#### [What needs to be done]
Could you retype the lines below, starting at the line holding "Clone this chart" and stopping at the line holding "import * as", inclusive? Copy them exactly and drop the images.

Dataset entries
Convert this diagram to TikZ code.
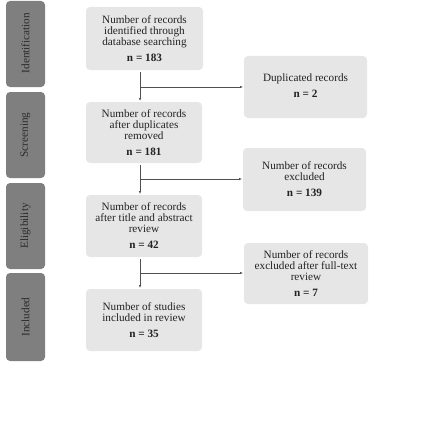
\documentclass[tikz,border=0pt]{standalone}
\usepackage{fontspec}
\setmainfont{Liberation Serif}
\usetikzlibrary{arrows.meta}
\definecolor{boxfill}{HTML}{E6E6E6}
\definecolor{barfill}{HTML}{7F7F7F}
\definecolor{bartext}{HTML}{2A2A2A}
\definecolor{linecol}{HTML}{505050}
\definecolor{txt}{HTML}{222222}
\newcommand{\boxtext}{\fontsize{11.2}{11}\selectfont}
\begin{document}
\begin{tikzpicture}[
  box/.style={fill=boxfill,draw=none,rounded corners=4pt,inner sep=0pt,outer sep=0pt},
  lbl/.style={align=center,inner sep=0pt,text=txt,font=\boxtext},
  bar/.style={fill=barfill,draw=none,rounded corners=4pt,inner sep=0pt,outer sep=0pt},
  barlabel/.style={rotate=90,font=\fontsize{11.2}{12}\selectfont,text=bartext,inner sep=0pt},
  conn/.style={draw=linecol,line width=0.6pt},
  arr/.style={conn,-{Latex[length=3pt,width=2.4pt]}}]
\useasboundingbox (0pt,0pt) rectangle (437pt,-444pt);
% side bars
\path[bar] (6pt,-1pt) rectangle (45pt,-87pt);
\path[bar] (6pt,-92pt) rectangle (45pt,-178pt);
\path[bar] (6pt,-183pt) rectangle (45pt,-269pt);
\path[bar] (6pt,-273pt) rectangle (45pt,-361pt);
\node[barlabel] (l1) at (25.5pt,-43pt) {Identification};
\node[barlabel] (l2) at (25.5pt,-135pt) {Screening};
\node[barlabel] (l3) at (25.5pt,-226pt) {Eligibility};
\node[barlabel] (l4) at (25.5pt,-317pt) {Included};
% main boxes
\path[box] (86pt,-7pt) rectangle (203pt,-70pt);
\path[box] (86pt,-102pt) rectangle (202pt,-163pt);
\path[box] (86pt,-195pt) rectangle (202pt,-257pt);
\path[box] (86pt,-289pt) rectangle (202pt,-351pt);
\node[lbl] (m1) at (144.5pt,-38.5pt)
  {Number of records\\identified through\\database searching\\[5pt]\textbf{n = 183}};
\node[lbl] (m2) at (144pt,-132.5pt)
  {Number of records\\after duplicates\\removed\\[5pt]\textbf{n = 181}};
\node[lbl] (m3) at (144pt,-226pt)
  {Number of records\\after title and abstract\\review\\[5pt]\textbf{n = 42}};
\node[lbl] (m4) at (144pt,-320pt)
  {Number of studies\\included in review\\[5pt]\textbf{n = 35}};
% right boxes
\path[box] (244pt,-56pt) rectangle (367pt,-118pt);
\path[box] (243pt,-148pt) rectangle (366pt,-211pt);
\path[box] (244pt,-243pt) rectangle (368pt,-304pt);
\node[lbl] (r1) at (305.5pt,-86pt)
  {Duplicated records\\[5pt]\textbf{n = 2}};
\node[lbl] (r2) at (304.5pt,-179.5pt)
  {Number of records\\excluded\\[5pt]\textbf{n = 139}};
\node[lbl] (r3) at (306pt,-273.5pt)
  {Number of records\\excluded after full-text\\review\\[5pt]\textbf{n = 7}};
% connectors
\coordinate (t1) at (140pt,-72pt);
\coordinate (h1) at (140pt,-101pt);
\coordinate (t2) at (140pt,-165pt);
\coordinate (h2) at (140pt,-194pt);
\coordinate (t3) at (140pt,-259pt);
\coordinate (h3) at (140pt,-288pt);
\coordinate (j1) at (140pt,-87pt);
\coordinate (j2) at (140pt,-179pt);
\coordinate (j3) at (140pt,-273pt);
\coordinate (e1) at (243pt,-87pt);
\coordinate (e2) at (242pt,-179pt);
\coordinate (e3) at (243pt,-273pt);
\draw[arr] (t1) -- (h1);
\draw[arr] (j1) -- (e1);
\draw[arr] (t2) -- (h2);
\draw[arr] (j2) -- (e2);
\draw[arr] (t3) -- (h3);
\draw[arr] (j3) -- (e3);
\end{tikzpicture}
\end{document}
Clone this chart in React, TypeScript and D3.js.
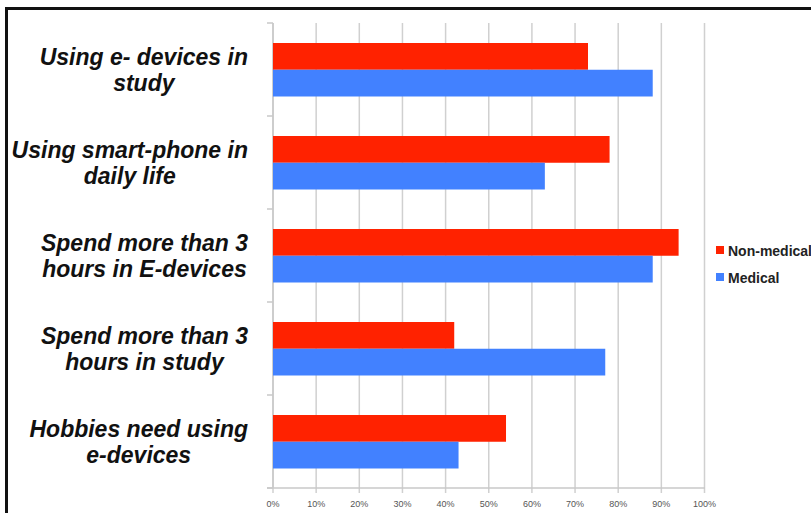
import React from "react";
import * as d3 from "d3";

const categories: string[][] = [
  ["Using e- devices in", "study"],
  ["Using smart-phone in", "daily life"],
  ["Spend more than 3", "hours in E-devices"],
  ["Spend more than 3", "hours in study"],
  ["Hobbies need using", "e-devices"],
];
const nonMedical = [73, 78, 94, 42, 54];
const medical = [88, 63, 88, 77, 43];
const seriesNames = ["Non-medical", "Medical"];
const ticks = [0, 10, 20, 30, 40, 50, 60, 70, 80, 90, 100];

const LABEL_FONT = "italic bold 23px 'Liberation Sans', Arial, sans-serif";

function measure(text: string): number {
  if (typeof document === "undefined") return text.length * 11;
  const c = document.createElement("canvas");
  const ctx = c.getContext("2d");
  if (!ctx) return text.length * 11;
  ctx.font = LABEL_FONT;
  return ctx.measureText(text).width;
}

export default function App() {
  const W = 811, H = 513;
  const x = d3.scaleLinear().domain([0, 100]).range([273, 704.5]);
  const y = d3.scaleBand<number>().domain(d3.range(categories.length)).range([23, 488]);
  const inner = d3.scaleBand<string>().domain(seriesNames).range([20, 73.5]);
  const colors = ["#ff2200", "#4281ff"];
  const series = [nonMedical, medical];
  const labelRight = 248;
  return (
    <svg width={W} height={H} style={{ position: "absolute", left: 0, top: 0, background: "#fff" }}>
      <rect x={0} y={0} width={W} height={H} fill="#fff" />
      {/* frame */}
      <path d={`M6.5,${H + 10} V8.5 H${W + 10}`} fill="none" stroke="#111" strokeWidth={3} />
      {/* gridlines */}
      {ticks.map((t) => (
        <line key={t} x1={x(t)} x2={x(t)} y1={23} y2={493} stroke="#d0d0d0" strokeWidth={1.5} />
      ))}
      {/* left axis */}
      <line x1={273} x2={273} y1={23} y2={488} stroke="#c8c8c8" strokeWidth={1.5} />
      {d3.range(categories.length + 1).map((i) => {
        const yy = i < categories.length ? (y(i) as number) : 488;
        return <line key={i} x1={267} x2={273} y1={yy} y2={yy} stroke="#c8c8c8" strokeWidth={1.5} />;
      })}
      {/* bottom axis */}
      <line x1={267} x2={705} y1={488} y2={488} stroke="#c8c8c8" strokeWidth={1.5} />
      {ticks.map((t) => (
        <text key={t} x={x(t)} y={507} textAnchor="middle" fontFamily="Liberation Sans, Arial, sans-serif" fontSize={9} fill="#555">
          {t}%
        </text>
      ))}
      {/* bars */}
      {categories.map((c, i) =>
        series.map((s, j) => (
          <rect
            key={`${i}-${j}`}
            x={x(0)}
            y={(y(i) as number) + (inner(seriesNames[j]) as number)}
            width={x(s[i]) - x(0)}
            height={inner.bandwidth()}
            fill={colors[j]}
          />
        ))
      )}
      {/* category labels */}
      {categories.map((c, i) => {
        const cy = (y(i) as number) + y.bandwidth() / 2;
        const maxW = Math.max(...c.map(measure));
        const cx = labelRight - maxW / 2;
        return (
          <text key={i} textAnchor="middle" fontFamily="'Liberation Sans', Arial, sans-serif" fontSize={23} fontWeight="bold" fontStyle="italic" fill="#111">
            <tspan x={cx} y={cy - 5}>{c[0]}</tspan>
            <tspan x={cx} y={cy + 21}>{c[1]}</tspan>
          </text>
        );
      })}
      {/* legend */}
      {seriesNames.map((n, j) => (
        <g key={n}>
          <rect x={716} y={246 + j * 27} width={8} height={8} fill={colors[j]} />
          <text x={728} y={256 + j * 27} fontFamily="Liberation Sans, Arial, sans-serif" fontSize={14} fontWeight="bold" fill="#222">
            {n}
          </text>
        </g>
      ))}
    </svg>
  );
}
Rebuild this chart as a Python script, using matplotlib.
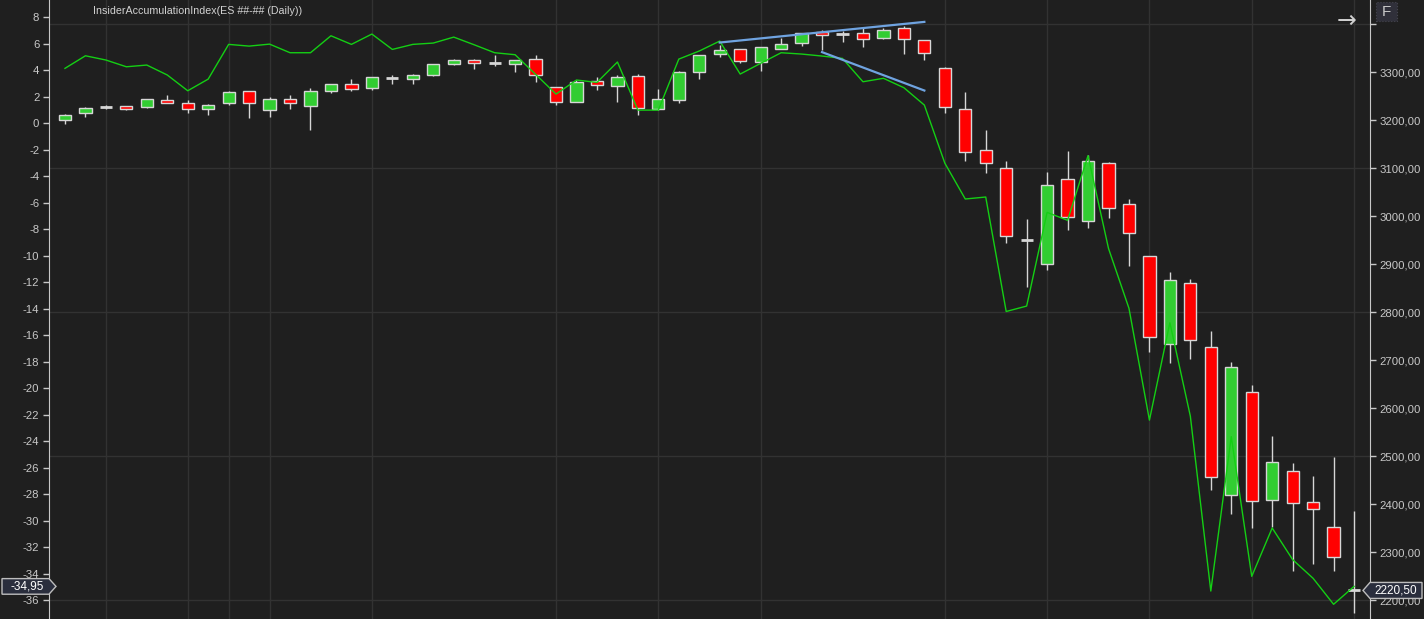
#!/usr/bin/env python3

import matplotlib
matplotlib.use("Agg")
import matplotlib.pyplot as plt
from matplotlib.patches import Polygon, Rectangle
from matplotlib.transforms import IdentityTransform

# daily ES candles (oldest first)
opens = [3200, 3215, 3227, 3229, 3227, 3242, 3237, 3223, 3237, 3260,
         3221, 3244, 3230, 3260, 3275, 3267, 3289, 3287, 3294, 3317,
         3325, 3320, 3317, 3327, 3269, 3239, 3281, 3271, 3292, 3223,
         3243, 3300, 3338, 3348, 3322, 3349, 3360, 3383, 3380, 3381,
         3371, 3392, 3367, 3308, 3223, 3138, 3100, 2951, 2900, 3077,
         2990, 3110, 3025, 2917, 2733, 2860, 2727, 2419, 2633, 2408,
         2469, 2404, 2352, 2220.5]
highs = [3213, 3228, 3232, 3230, 3245, 3253, 3242, 3234, 3260, 3261,
         3248, 3253, 3267, 3276, 3286, 3290, 3294, 3296, 3317, 3327,
         3327, 3336, 3325, 3336, 3269, 3283, 3290, 3294, 3296, 3265,
         3303, 3336, 3356, 3349, 3352, 3371, 3381, 3388, 3386, 3392,
         3392, 3397, 3367, 3312, 3258, 3179, 3115, 2994, 3092, 3136,
         3128, 3113, 3036, 2917, 2884, 2869, 2760, 2696, 2649, 2542,
         2486, 2459, 2499, 2387]
lows = [3193, 3207, 3223, 3222, 3226, 3235, 3216, 3212, 3232, 3205,
        3207, 3224, 3180, 3257, 3260, 3264, 3275, 3276, 3293, 3316,
        3306, 3314, 3301, 3280, 3232, 3238, 3264, 3239, 3212, 3222,
        3235, 3287, 3332, 3320, 3303, 3349, 3355, 3347, 3363, 3353,
        3370, 3338, 3326, 3215, 3116, 3091, 2945, 2853, 2889, 2972,
        2976, 2997, 2897, 2717, 2695, 2703, 2430, 2380, 2351, 2353,
        2262, 2276, 2262, 2174]
closes = [3212, 3225, 3227, 3224, 3244, 3237, 3223, 3231, 3258, 3235,
          3244, 3235, 3260, 3275, 3265, 3290, 3289, 3294, 3317, 3325,
          3319, 3320, 3325, 3294, 3239, 3279, 3273, 3290, 3225, 3245,
          3300, 3335, 3346, 3324, 3352, 3358, 3381, 3377, 3380, 3369,
          3388, 3369, 3340, 3227, 3133, 3110, 2958, 2951, 3065, 2998,
          3115, 3017, 2965, 2748, 2867, 2742, 2456, 2685, 2406, 2488,
          2402, 2390, 2290, 2220.5]

# InsiderAccumulationIndex, one value per bar
iai = [4.15, 5.1, 4.78, 4.27, 4.4, 3.65, 2.46, 3.34, 5.96, 5.83,
       5.98, 5.33, 5.33, 6.61, 5.96, 6.74, 5.58, 5.96, 6.06, 6.51,
       5.93, 5.33, 5.18, 3.7, 2.21, 3.27, 3.09, 4.63, 1.0, 1.0,
       4.85, 5.46, 6.21, 3.72, 4.53, 5.33, 5.23, 5.08, 4.9, 3.14,
       3.4, 2.69, 1.38, -3.0, -5.71, -5.56, -14.2, -13.79, -6.72, -7.32,
       -2.44, -9.44, -13.96, -22.4, -15.05, -22.1, -35.3, -23.65, -34.19, -30.54,
       -32.93, -34.34, -36.3, -34.95]

# bars where the chart draws a vertical separator
week_marks = [2, 6, 8, 10, 15, 24, 29, 34, 43, 48, 53, 58, 63]

# hand drawn divergence lines (bar index, price)
trend_up_x = [32, 42]
trend_up_y = [3362, 3405]
trend_down_x = [37, 42]
trend_down_y = [3342, 3262]

title = "InsiderAccumulationIndex(ES ##-## (Daily))"

BG = "#1f1f1f"
GRID = "#323232"
FG = "#c8c8c8"
EDGE = "#d6d6d6"
UP = "#32cd32"
DOWN = "#ff0000"
LINE = "#14cf14"
TREND = "#6fa3e0"


def fmt_price(v):
    return "{:.2f}".format(v).replace(".", ",")


def main():
    plt.rcParams["font.family"] = ["Liberation Sans", "DejaVu Sans"]
    plt.rcParams["axes.unicode_minus"] = False

    W, H = 1424, 619
    fig = plt.figure(figsize=(W / 100, H / 100), dpi=100, facecolor=BG)
    ax = fig.add_axes([49 / W, 0, (1370 - 49) / W, 1])
    ax.set_facecolor(BG)
    ind_ax = ax.twinx()

    n = len(opens)
    xs = list(range(n))

    # price axis on the right
    ax.yaxis.tick_right()
    ax.set_xlim(-0.78, n - 1 + 0.78)
    ax.set_ylim(2161, 3450.6)
    pticks = list(range(2200, 3401, 100))
    ax.set_yticks(pticks)
    ax.set_yticklabels([fmt_price(p) if p < 3400 else "" for p in pticks])
    ax.set_xticks(week_marks)
    ax.tick_params(axis="x", length=0, labelbottom=False)
    ax.tick_params(axis="y", colors=FG, labelsize=8.2, length=4, width=1, pad=3,
                   labelcolor=FG)
    ax.grid(True, axis="x", color=GRID, linewidth=1)
    for g in [2200, 2500, 2800, 3100, 3400]:
        ax.axhline(g, color=GRID, linewidth=1, zorder=0.5)
    ax.set_axisbelow(True)
    for s in ["top", "bottom"]:
        ax.spines[s].set_visible(False)
    ax.spines["right"].set_color(FG)
    ax.spines["left"].set_color(FG)

    # candles
    for i in xs:
        o, h, l, c = opens[i], highs[i], lows[i], closes[i]
        ax.vlines(i, l, h, color=EDGE, linewidth=1, zorder=2)
        if o == c:
            ax.hlines(o, i - 0.3, i + 0.3, color=EDGE, linewidth=2, zorder=3)
            continue
        col = UP if c > o else DOWN
        ax.bar(i, abs(c - o), bottom=min(o, c), width=0.6, color=col,
               edgecolor=EDGE, linewidth=1, zorder=3)

    # indicator on the left
    ind_ax.yaxis.tick_left()
    ind_ax.set_ylim(-37.41, 9.31)
    ind_ax.set_yticks(list(range(-36, 9, 2)))
    ind_ax.tick_params(axis="y", colors=FG, labelsize=8.2, length=4, width=1,
                       pad=3, labelcolor=FG)
    for s in ind_ax.spines.values():
        s.set_visible(False)
    ind_ax.plot(xs, iai, color=LINE, linewidth=1.0, zorder=4)

    ind_ax.plot(trend_up_x, trend_up_y, color=TREND, linewidth=1.6,
                transform=ax.transData, zorder=5)
    ind_ax.plot(trend_down_x, trend_down_y, color=TREND, linewidth=1.6,
                transform=ax.transData, zorder=5)

    fig.text(93 / W, 1 - 11 / H, title, color="#d2d2d2", fontsize=7.7,
             ha="left", va="center")

    # value tags for the last bar
    yi = ind_ax.transData.transform((0, iai[-1]))[1]
    pts = [(2, yi - 7.8), (49, yi - 7.8), (56, yi), (49, yi + 7.8), (2, yi + 7.8)]
    fig.add_artist(Polygon(pts, closed=True, facecolor="#2a2e3d",
                           edgecolor="#bdbdbd", linewidth=1,
                           transform=IdentityTransform()))
    fig.text(27 / W, yi / H, fmt_price(iai[-1]), color="white", fontsize=8.5,
             ha="center", va="center")

    yp = ax.transData.transform((0, closes[-1]))[1]
    pts = [(1363, yp), (1370, yp - 8), (1422, yp - 8), (1422, yp + 8), (1370, yp + 8)]
    fig.add_artist(Polygon(pts, closed=True, facecolor="#2a2e3d",
                           edgecolor="#bdbdbd", linewidth=1,
                           transform=IdentityTransform()))
    fig.text(1396 / W, yp / H, fmt_price(closes[-1]), color="white",
             fontsize=8.5, ha="center", va="center")

    # chart toolbar bits in the corner
    fig.add_artist(Rectangle((1376 / W, 1 - 21 / H), 21 / W, 19 / H,
                             facecolor="#30303a", edgecolor="#45454f",
                             linewidth=0.8, linestyle=":",
                             transform=fig.transFigure))
    fig.text(1386.5 / W, 1 - 11.5 / H, "F", color=FG, fontsize=11,
             ha="center", va="center")
    fig.text(1347 / W, 1 - 21 / H, "\u2192", color="#d0d0d0", fontsize=17,
             ha="center", va="center", family="DejaVu Sans")

    fig.savefig("out.png", dpi=100, facecolor=BG)


if __name__ == "__main__":
    main()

#### [Exercise solution]
Clone this chart in React, TypeScript and D3.js.
import React from "react";
import * as d3 from "d3";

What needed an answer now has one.